Book Review: The Blind Assassin by Margaret Atwood

The Blind AssassinThe Blind Assassin by Margaret Atwood
My rating: 5 of 5 stars

Matter-of-factly we’re given the moment that the main character’s life changed forever, but as we follow the narration of her life as well as insertions of the titular fictional novel things don’t seem so clear. The Blind Assassin by Margaret Atwood is a novel within a novel—with another novel within the first—historical fiction whose multilayered unfolding mystery is peeled away until everything falls into place just as you get to the end of the book.

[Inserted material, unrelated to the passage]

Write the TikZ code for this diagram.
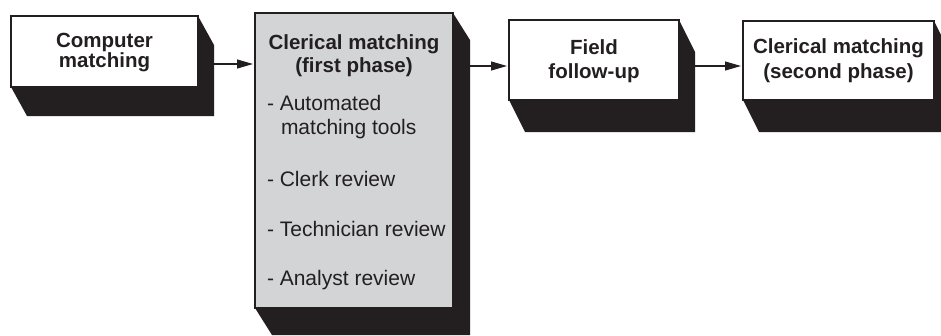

An elderly Iris Chase Griffin pens her autobiography that also is a biography of her famous sister Laura, whose posthumous novel the titular The Blind Assassin has a cult status in literary circles. While Iris’ biographical narration is the bulk of the novel, Atwood includes faux news articles and insertions from The Blind Assassin. But its these insertions from this novel within the novel begin revealing a different version of history of Laura’s life as well as Iris’ which would have surprised her deceased daughter who had been estranged from her. Atwood’s layered writing of biography, pulp fiction, and newspaper reports with subtle misdirection in the beginning and subtle revealing throughout the book creates a very engaging read that keeps the reader wanting to find out what really happened. Honestly, it was only in research after finishing that I learned of the Canadian history that Atwood wove into the narrative after thinking that the various real life individuals name dropped were fictional thus making me not understand the importance of some of the political talk—thanks to Iris’ politically ambitious husband—that was occurring within the novel.

The Blind Assassin was my first Margaret Atwood work and after finishing it, I can say that it will not be my last.